For the brief overall comparison the final ODG value for different bit
rates are shown in Fig.1. For deeper analysis we used the MOVs obtained
during the measurements.
kbps128 kbps160 kbps192 kbps256 kbps
Figure 1 – ODG values for 4 different codecs
It is visible that all codecs act similarly at higher (≥160 kbps) bitrates
- the differences are minimal except for the MP2. On the lower bitrates
(<160 kbps) on the other hand, we can see different behavior of all
four codecs, especially in the most interesting 128 kbps. The best is
OGG Vorbis and the AAC is very near.
From these results we can conclude that it is very important to pick
the right codec at lower bitrates while it is not so important on higher
bitrates in the terms of audio quality. However, due to the popularity
of some codecs, i.e. MP3, the choice is often not only based on quality
and that is why it is very hard to recommend any in particular.

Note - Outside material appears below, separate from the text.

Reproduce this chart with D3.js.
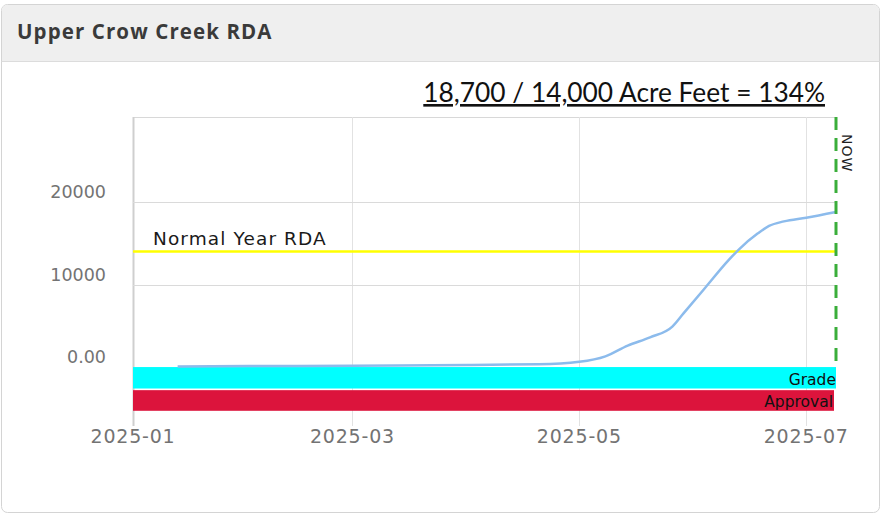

* The codecs used are standard MP2 and MP3 (or MPEG 1 layer 2 and
layer 3, according to ISO/IEC 11172/3, 1992. where MPEG stands for Moving
Picture Experts Group and ISO/IEC for International Standards Organization/International
Electrotechnical Commission), AAC (Advanced Audio Coding or MPEG 2 AAC,
according to ISO/IEC 13818/3, 1994.) and OGG Vorbis (free codec from
Xiph.org, different from MPEG 1 and 2 standards). They all use psychoacoustic
methods for lossy compression (some data is discarded as irrelevant
according to their algorithm and cannot be restored unlike lossless
compression where no data is lost) of the audio data - the differences
are in their algorithms and their complexity so they do not act the
same which is visible from the results of the measurements.
** The audio clip used for encoding and testing was ripped from audio
CD in WAV format (16 bit, 44.1 kHz), it was 5 seconds in duration, and
was the same for all four codecs.